- DATA SEGMENT:
● ● ●
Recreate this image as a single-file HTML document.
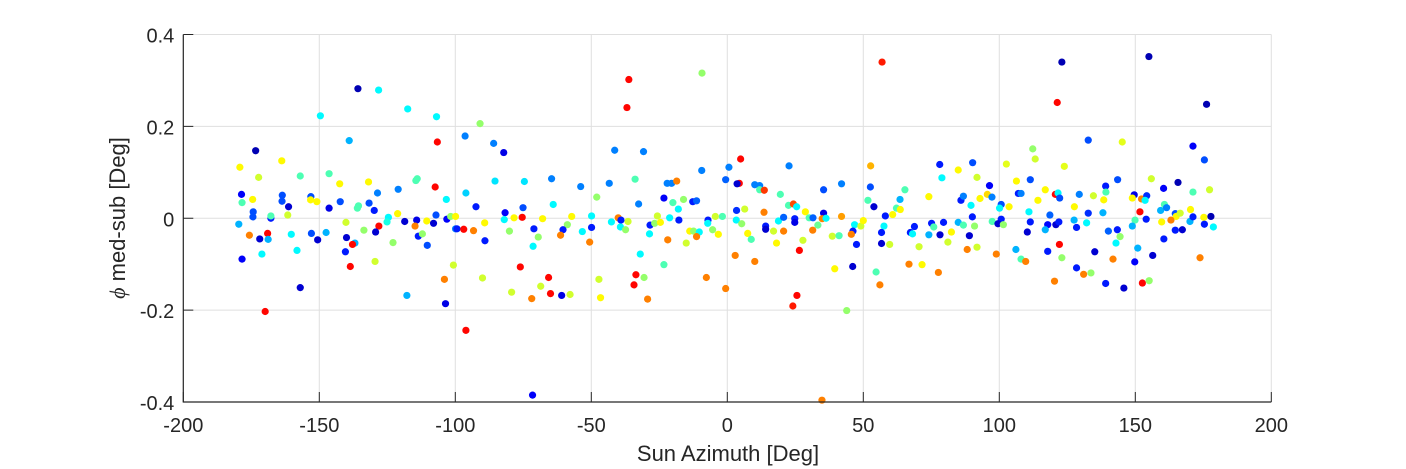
<!DOCTYPE html>
<html><head><meta charset="utf-8"><style>
html,body{margin:0;padding:0;background:#fff;}
svg{display:block;font-family:"Liberation Sans",Arial,sans-serif;}
</style></head><body>
<svg id="chart" width="1406" height="469" viewBox="0 0 1406 469" xmlns="http://www.w3.org/2000/svg">
<g id="grid"></g>
<g id="points"></g>
<g id="axes"></g>
<text x="728" y="461" font-size="22" text-anchor="middle" fill="#262626">Sun Azimuth [Deg]</text>
<text transform="translate(125,218) rotate(-90)" font-size="22" text-anchor="middle" fill="#262626"><tspan font-style="italic" font-family="Liberation Serif, serif">ϕ</tspan> med-sub [Deg]</text>
</svg>
<script>
const az = [
-135.8,-128.2,-149.6,-117.5,-106.9,-139,-106.6,-173.4,-179.2,-163.8,-172.3,-157,-146.4,-142.5,-131.9,-114,-114.5,-107.4,-121,-178.6,-178.4,-174.5,-163.6,-163.7,-161.3,-153.1,-153.2,-150.9,-146.4,-142.3,-128.6,-131.7,-135.6,-136,-129.8,-174.3,-174.4,-167.8,-167.8,-161.6,-179.6,-175.7,-171.9,-169,-168.8,-171.1,-178.4,-160.3,-158.2,-152.9,-150.6,-147.5,-157,-169.9,-140.2,-140,-136.9,-137.8,-140.4,-138.6,-133.6,-128.1,-129.3,-129.5,-122.9,-124.6,-125.1,-121.2,-118.6,-114.2,-114.8,-113.6,-112.1,-110.5,-110.3,-108,-107.1,-117.8,-103.3,-103.1,-104,-103.6,-101.7,-99.9,-99.9,-100.7,
-9.3,-36.2,-36.9,-90.9,-96.4,-85.9,-82.2,-41.4,-30.8,4.9,-9.4,4.4,-0.6,-96.1,-85.4,-74.6,-64.6,-53.9,-48,-43.4,-33.9,-22.1,-20.5,-18.6,-92.4,-81.7,-75.1,-64,-82,-78.4,-75.4,-67.9,-57.2,-58.8,-89.2,-99.4,-96.9,-93.3,-89.1,-80.1,-71.1,-69.5,-71.4,-60.4,-61.3,-53.3,-49.9,-49.9,-50.6,-90,-76.1,-79.3,-71.9,-68.6,-65.7,-65,-60.9,-57.8,-96.1,-71.6,-47.2,-46.6,-42.6,-40.1,-39.1,-39.3,-37.4,-36.5,-32.6,-28.4,-26.7,-25.7,-24.6,-28.6,-32,-33.6,-34.3,-30.6,-29.3,-23.3,-20,-16.1,-18,-21.2,-17.8,-21.9,-23.3,-12.7,-11.3,-13.8,-12.4,-10.3,-11.3,-15.1,-7.7,-7.1,-7.2,-5.4,-4.4,-3.3,-1.8,-0.6,0.6,
56.9,22.7,52.7,3.6,10.1,11.9,11.9,13.6,19.5,35.4,42,52.6,3.4,6.4,3.3,5.3,13.5,22.5,24.3,25.5,28.7,18.8,20.7,24.8,24.8,30.1,31.5,35.4,34.9,36.3,42,33.3,31.4,14.1,14.1,17,20.7,7.5,8.8,18.1,27.8,26.5,2.9,10.1,25.6,24.1,38.6,41.1,39.5,46.1,43.9,34.8,46.8,46.2,45.6,47.5,49.1,50,51.7,53.9,58.1,60.8,62.2,63.5,63.6,65.3,57.6,56.7,56.7,59.7,54.7,56.1,66.8,71.6,70.5,67.3,68.8,68.1,74.1,75.1,75.9,74.1,78.2,79.5,77.6,78.1,78.9,84.9,90.2,91.8,82.4,81.1,84.9,85.9,86.8,86.8,89.6,90.1,90.9,89,88.2,91.8,92.9,95.6,97.3,96.4,97.4,98.9,
123,155,121.3,176.2,132.7,145.2,171.2,175.4,112.3,113.2,102.6,123.9,106.3,111.4,116.9,107,108,114.2,120.6,121.6,122.2,129.4,134.6,139.1,139.2,138.4,143.5,155.9,160.4,165.7,171.2,177.3,149.6,148.9,152.3,154.2,153.6,100.7,100.1,103.6,100.7,99.5,101.5,110.9,111.4,110.3,118.6,117.8,120.8,121.9,116.9,127.6,127.5,128.4,132.7,132.1,138.1,140.1,143.4,144.4,142.9,149.9,148.9,151.7,154,159.3,160.7,161.5,164.7,165,166.5,170.3,163.1,159.7,164.7,167.3,170.1,171.2,175.2,177.8,175.4,178.7,160.5,106.1,108,109.7,117.8,122.1,123,128.4,131,133.7,135.1,120.3,139.1,145.8,141.8,149.8,150.9,156.4,152.6,155.1,173.8
];
const phi = [
0.282,0.279,0.223,0.238,0.221,0.169,0.166,0.147,0.111,0.125,0.089,0.092,0.097,0.075,0.079,0.086,0.082,0.068,0.063,0.052,0.034,0.041,0.050,0.037,0.025,0.047,0.040,0.036,0.022,0.036,0.055,0.033,0.027,0.022,0.017,0.014,0.003,0.0,0.005,0.007,-0.013,-0.037,-0.045,-0.033,-0.046,-0.078,-0.089,-0.035,-0.070,-0.033,-0.047,-0.031,-0.151,-0.203,-0.009,-0.042,-0.054,-0.057,-0.073,-0.105,-0.026,-0.017,-0.030,-0.094,-0.053,0.002,-0.008,0.010,-0.007,-0.004,-0.017,-0.039,-0.034,-0.006,-0.059,-0.011,0.007,-0.168,0.041,-0.002,-0.133,-0.186,0.004,0.004,-0.023,-0.102,
0.316,0.302,0.241,0.206,0.179,0.163,0.143,0.148,0.145,0.129,0.104,0.076,0.084,0.055,0.081,0.080,0.086,0.069,0.046,0.076,0.085,0.076,0.076,0.081,0.025,0.012,0.023,0.030,-0.003,0.001,0.002,-0.001,0.004,-0.014,-0.010,-0.023,-0.024,-0.027,-0.049,-0.028,-0.023,-0.041,-0.061,-0.025,-0.037,-0.029,0.005,-0.020,-0.052,-0.130,-0.106,-0.161,-0.175,-0.148,-0.129,-0.164,-0.168,-0.166,-0.244,-0.385,-0.133,-0.173,-0.008,0.001,-0.004,-0.019,-0.025,-0.007,0.031,-0.015,-0.011,0.005,-0.009,-0.034,-0.078,-0.123,-0.145,-0.129,-0.176,0.044,0.034,0.041,0.020,0.001,-0.004,-0.047,-0.101,0.036,0.038,-0.028,-0.028,-0.030,-0.040,-0.054,-0.129,-0.004,-0.011,-0.025,0.004,-0.035,0.004,-0.153,0.111,
0.340,0.114,0.114,0.075,0.073,0.071,0.062,0.061,0.052,0.062,0.075,0.068,0.017,0.020,-0.004,-0.012,0.013,0.028,0.031,0.025,0.014,-0.006,0.002,-0.001,-0.009,0.001,0.001,0.011,-0.001,0.0,0.004,-0.015,-0.026,-0.017,-0.024,-0.028,-0.028,-0.033,-0.046,-0.054,-0.048,-0.070,-0.081,-0.094,-0.168,-0.191,-0.039,-0.038,-0.110,-0.105,-0.201,-0.396,-0.014,-0.028,-0.035,-0.057,-0.017,-0.005,0.039,0.025,0.005,0.008,0.022,0.041,0.019,0.062,-0.017,-0.031,-0.055,-0.057,-0.117,-0.145,-0.100,-0.101,-0.062,-0.031,-0.018,-0.034,0.047,-0.011,-0.019,-0.036,-0.036,-0.009,-0.118,0.117,0.088,0.105,0.121,0.089,-0.030,-0.052,-0.009,0.039,0.048,-0.015,0.028,0.003,-0.017,-0.038,-0.068,-0.063,0.043,0.052,0.046,0.071,-0.007,-0.078,
0.340,0.352,0.252,0.248,0.170,0.166,0.157,0.127,0.151,0.129,0.118,0.113,0.081,0.084,0.062,0.054,0.054,0.039,0.052,0.055,0.044,0.052,0.049,0.070,0.057,0.040,0.084,0.086,0.065,0.078,0.057,0.062,0.051,0.044,0.042,0.049,0.039,0.030,0.022,0.025,-0.002,-0.012,-0.014,0.014,-0.008,-0.030,0.007,-0.014,-0.014,-0.008,-0.025,0.025,-0.004,-0.020,0.011,-0.010,0.012,-0.028,-0.025,-0.040,-0.054,-0.004,-0.017,0.014,-0.002,0.017,0.030,0.023,0.010,0.004,0.011,0.019,-0.004,-0.008,-0.026,-0.025,-0.007,0.003,0.002,0.004,-0.013,-0.019,-0.045,-0.068,-0.089,-0.094,-0.072,-0.057,-0.086,-0.108,-0.122,-0.119,-0.073,-0.137,-0.142,-0.152,-0.089,-0.095,-0.065,-0.081,-0.141,-0.136,-0.086
];
const cval = [
.05,.37,.37,.37,.37,.3,.87,.05,.63,.63,.58,.45,.45,.63,.63,.45,.45,.87,.25,.12,.45,.63,.2,.2,.08,.2,.63,.63,.1,.2,.25,.2,.45,.45,.15,.2,.2,.15,.45,.58,.3,.75,.08,.87,.3,.37,.12,.37,.37,.2,.08,.3,.08,.87,.58,.08,.3,.87,.15,.87,.52,.87,.08,.58,.52,.37,.4,.63,.08,.1,.75,.15,.52,.63,.2,.08,.2,.3,.37,.12,.75,.1,.52,.63,.25,.58,
.52,.87,.87,.52,.25,.25,.1,.25,.25,.87,.25,.87,.22,.33,.35,.35,.25,.25,.52,.25,.45,.25,.25,.75,.15,.12,.2,.37,.37,.63,.87,.63,.63,.52,.63,.15,.87,.75,.15,.52,.15,.52,.37,.15,.75,.37,.37,.15,.75,.58,.87,.58,.75,.58,.87,.87,.1,.58,.87,.12,.58,.63,.37,.75,.15,.37,.52,.58,.25,.15,.52,.58,.63,.37,.37,.87,.87,.52,.75,.12,.45,.52,.37,.37,.15,.75,.45,.15,.22,.63,.52,.37,.75,.58,.75,.15,.37,.52,.58,.63,.45,.75,.25,
.85,.25,.7,.08,.25,.25,.45,.82,.45,.2,.25,.2,.17,.58,.37,.52,.75,.45,.8,.37,.63,.37,.22,.15,.1,.45,.22,.1,.75,.37,.72,.48,.75,.15,.08,.58,.75,.63,.45,.63,.58,.87,.75,.75,.87,.85,.58,.45,.63,.08,.52,.75,.37,.15,.75,.15,.58,.63,.45,.08,.15,.63,.45,.3,.63,.45,.37,.15,.08,.58,.45,.75,.75,.63,.58,.15,.15,.37,.63,.15,.45,.3,.08,.15,.75,.15,.37,.63,.2,.58,.63,.58,.3,.15,.25,.45,.37,.15,.52,.08,.75,.58,.63,.66,.25,.12,.45,.75,
.05,.05,.87,.05,.2,.6,.12,.2,.52,.58,.6,.6,.63,.2,.63,.15,.25,.63,.87,.37,.2,.25,.58,.15,.45,.63,.2,.58,.12,.05,.45,.58,.1,.63,.75,.17,.37,.2,.37,.63,.15,.08,.52,.37,.15,.08,.22,.13,.08,.15,.3,.63,.3,.15,.17,.37,.3,.22,.15,.52,.37,.45,.3,.87,.15,.3,.45,.25,.2,.63,.58,.63,.75,.63,.15,.08,.3,.15,.63,.05,.15,.37,.15,.3,.45,.75,.15,.87,.52,.15,.75,.52,.08,.75,.15,.08,.75,.12,.3,.08,.87,.52,.75
];
const xTicks = [-200,-150,-100,-50,0,50,100,150,200];
const yTicks = [-0.4,-0.2,0,0.2,0.4];

const L=183.3, R=1271.3, T=34.5, B=402;
const xS = v => L + (v+200)/400*(R-L);
const yS = v => B - (v+0.4)/0.8*(B-T);
const NS='http://www.w3.org/2000/svg';
function mk(tag, attrs){const e=document.createElementNS(NS,tag);for(const k in attrs)e.setAttribute(k,attrs[k]);return e;}
function jet(c){const cl=v=>Math.max(0,Math.min(1,v));
 const r=cl(1.5-Math.abs(4*c-3)),g=cl(1.5-Math.abs(4*c-2)),b=cl(1.5-Math.abs(4*c-1));
 return `rgb(${Math.round(r*255)},${Math.round(g*255)},${Math.round(b*255)})`;}
const grid=document.getElementById('grid'), axes=document.getElementById('axes'), pts=document.getElementById('points');
xTicks.forEach(t=>{
 const gl=mk('line',{x1:xS(t),x2:xS(t),y1:T,y2:B,stroke:'#dfdfdf','stroke-width':1});
 
 
 grid.appendChild(gl);
 const tk=mk('line',{x1:xS(t),x2:xS(t),y1:B,y2:B-10,stroke:'#262626','stroke-width':1});
 
 
 axes.appendChild(tk);
 const tx=mk('text',{x:xS(t),y:B+30,'font-size':20,'text-anchor':'middle',fill:'#262626'});
 tx.textContent=String(t);
 
 
 axes.appendChild(tx);
});
yTicks.forEach(t=>{
 const gl=mk('line',{x1:L,x2:R,y1:yS(t),y2:yS(t),stroke:'#dfdfdf','stroke-width':1});
 
 
 grid.appendChild(gl);
 const tk=mk('line',{x1:L,x2:L+10,y1:yS(t),y2:yS(t),stroke:'#262626','stroke-width':1});
 
 
 axes.appendChild(tk);
 const tx=mk('text',{x:L-9,y:yS(t)+8,'font-size':20,'text-anchor':'end',fill:'#262626'});
 tx.textContent=(t===0?'0':t.toFixed(1));
 
 
 axes.appendChild(tx);
});
const ax=mk('path',{d:`M${L},${T} L${L},${B} L${R},${B}`,fill:'none',stroke:'#262626','stroke-width':1.2});


axes.appendChild(ax);
for(let i=0;i<az.length;i++){
 const c=mk('circle',{cx:xS(az[i]),cy:yS(phi[i]),r:3.6,fill:jet(cval[i])});
 
 
 pts.appendChild(c);
}
</script>
</body></html>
● ● ●
- SET PROBLEM:
Which lines above contain the word "document"? Copy each of them.

- TASK ANSWER:
Recreate this image as a single-file HTML document.
function mk(tag, attrs){const e=document.createElementNS(NS,tag);for(const k in attrs)e.setAttribute(k,attrs[k]);return e;}
const grid=document.getElementById('grid'), axes=document.getElementById('axes'), pts=document.getElementById('points');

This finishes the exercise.